Drawing, you’ve been doing it since preschool. It’s so simple, yet so many struggle to use it as a business tool. Every single day very successful people struggle to communicate their ideas, brainstorm and compare thoughts with friends and colleagues. I’ve found that sketching and drawing will close gaps between people so quickly and so effectively that it’s shocking people resist it so often. I’ve used drawing in my day to day work for some time now, but it wasn’t until a couple years ago when I spent a weekend at a Lean UX bootcamp that this practice really crystallized with me.
Confidence and laziness. These are the two reasons people resist to pick up a pen, pencil or whiteboard marker.
Confidence, people simply don’t think they can draw. “I’m not an artist” or “I can’t draw” or “I failed art in high school.” These are poor excuses. Frankly, I’ve seen those who are the worst at drawing often get the most benefit from sketching or drawing for the sake of communicating or brainstorming ideas in a business setting. The pictures don’t have to be pretty. In fact a few lines and dots will do, these marks communicate a million times better than written words and a trillion times better than spoken word. Jason Fried of 37Signals has a great post on how they start product development, ignoring the details, and it all starts with sketching with a Sharpie. A low-fidelity way to get an idea on paper and quickly move forward.
On to laziness. People love to sit. Walk into a typical room of people meeting, they’re typically sitting, barely swiveling in their chairs. Around the room people are virtually glued to their chairs. But you can change this behavior. Get a whiteboard or tape a piece of paper to the wall, then stand up and start sketching. It rapidly becomes contagious, others will hop up as they start discussing and deliberating ideas… they may even pick up a drawing utensil!
I’ve done most of my sketching work with startups over the last few years, and it’s a highly effective way to get people aligned and moving forward quickly, something very important for cash and time-strapped organizations. But this art isn’t just relegated to the startup. I’m sure many Fortune 500 companies couple benefit from sketching, from the junior ranks through the CEO (especially the CEO).

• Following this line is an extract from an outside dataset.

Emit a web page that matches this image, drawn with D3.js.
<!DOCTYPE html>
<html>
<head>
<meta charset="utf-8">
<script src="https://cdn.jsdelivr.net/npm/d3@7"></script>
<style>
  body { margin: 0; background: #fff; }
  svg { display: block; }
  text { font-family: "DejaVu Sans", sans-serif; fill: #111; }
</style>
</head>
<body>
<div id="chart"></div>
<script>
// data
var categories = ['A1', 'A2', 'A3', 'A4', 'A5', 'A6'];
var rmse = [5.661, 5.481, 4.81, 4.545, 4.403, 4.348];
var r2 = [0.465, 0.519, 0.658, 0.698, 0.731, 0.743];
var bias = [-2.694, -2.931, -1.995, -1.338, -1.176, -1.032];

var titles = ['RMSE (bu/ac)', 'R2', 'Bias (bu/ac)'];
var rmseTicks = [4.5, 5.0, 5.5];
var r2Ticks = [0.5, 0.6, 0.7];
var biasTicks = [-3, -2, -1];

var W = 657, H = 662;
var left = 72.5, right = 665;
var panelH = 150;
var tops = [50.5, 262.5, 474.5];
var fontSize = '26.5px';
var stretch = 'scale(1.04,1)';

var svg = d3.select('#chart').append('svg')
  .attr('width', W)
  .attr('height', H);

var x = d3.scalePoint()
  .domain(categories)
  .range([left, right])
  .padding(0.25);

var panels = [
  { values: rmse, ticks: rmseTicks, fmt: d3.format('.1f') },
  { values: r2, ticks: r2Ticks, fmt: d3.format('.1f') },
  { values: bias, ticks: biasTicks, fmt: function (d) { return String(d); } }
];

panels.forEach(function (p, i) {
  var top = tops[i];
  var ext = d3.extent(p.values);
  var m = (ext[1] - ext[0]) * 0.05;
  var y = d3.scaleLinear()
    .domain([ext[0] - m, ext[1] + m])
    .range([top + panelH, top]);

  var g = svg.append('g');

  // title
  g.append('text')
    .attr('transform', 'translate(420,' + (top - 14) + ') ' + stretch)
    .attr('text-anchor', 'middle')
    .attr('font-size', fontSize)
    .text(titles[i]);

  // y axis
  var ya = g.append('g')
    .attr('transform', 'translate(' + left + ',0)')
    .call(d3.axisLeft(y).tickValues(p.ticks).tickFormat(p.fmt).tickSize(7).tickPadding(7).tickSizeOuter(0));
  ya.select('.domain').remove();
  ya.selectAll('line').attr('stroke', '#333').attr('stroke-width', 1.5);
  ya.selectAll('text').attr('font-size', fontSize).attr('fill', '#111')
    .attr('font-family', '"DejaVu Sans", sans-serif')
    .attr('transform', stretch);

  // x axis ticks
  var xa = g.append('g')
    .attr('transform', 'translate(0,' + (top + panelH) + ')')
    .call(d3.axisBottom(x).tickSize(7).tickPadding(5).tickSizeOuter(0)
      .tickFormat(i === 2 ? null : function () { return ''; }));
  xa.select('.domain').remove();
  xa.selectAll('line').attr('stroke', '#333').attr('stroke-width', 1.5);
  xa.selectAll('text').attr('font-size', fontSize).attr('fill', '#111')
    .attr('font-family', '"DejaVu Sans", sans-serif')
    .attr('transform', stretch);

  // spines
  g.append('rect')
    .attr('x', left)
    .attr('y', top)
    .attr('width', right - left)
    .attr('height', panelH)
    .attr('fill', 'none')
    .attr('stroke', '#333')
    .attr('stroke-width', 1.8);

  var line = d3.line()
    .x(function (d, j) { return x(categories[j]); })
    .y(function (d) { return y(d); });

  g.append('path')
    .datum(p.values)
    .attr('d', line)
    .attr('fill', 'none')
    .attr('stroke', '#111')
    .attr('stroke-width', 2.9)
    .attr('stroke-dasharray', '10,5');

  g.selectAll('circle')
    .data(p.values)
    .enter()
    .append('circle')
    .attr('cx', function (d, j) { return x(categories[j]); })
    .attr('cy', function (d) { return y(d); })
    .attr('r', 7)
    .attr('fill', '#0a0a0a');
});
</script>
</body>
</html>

You can truly sketch anything, here are a few ideas:
- User interface (UI) for software
- Technical specifications
- Website design
- PowerPoint presentation
- Store layout
- Restaurant menu
- Mobile application
- T-shirt design
- Customer journey map
- Sales process
- Manufacturing process
Now for your homework. Next time you’re in a meeting simply pick up a pen or pencil, grab a piece of paper and start sketching, drawing and creating. Do you work with a distributed team? I highly suggest Balsamiq Mockups to help rapidly sketch and collaborate. It’s not just for wireframes, you can sketch pretty much anything using this super-simple, drag-and-drop software. Show your work to others in the room. You’ll be amazed at the reaction you receive, it will change the dynamic in meeting rooms and the outcome of your projects. Stick with it, as it will likely take a few sessions to get others on board, remember people lack confidence and are have been trained to be lazy, but that can change quickly.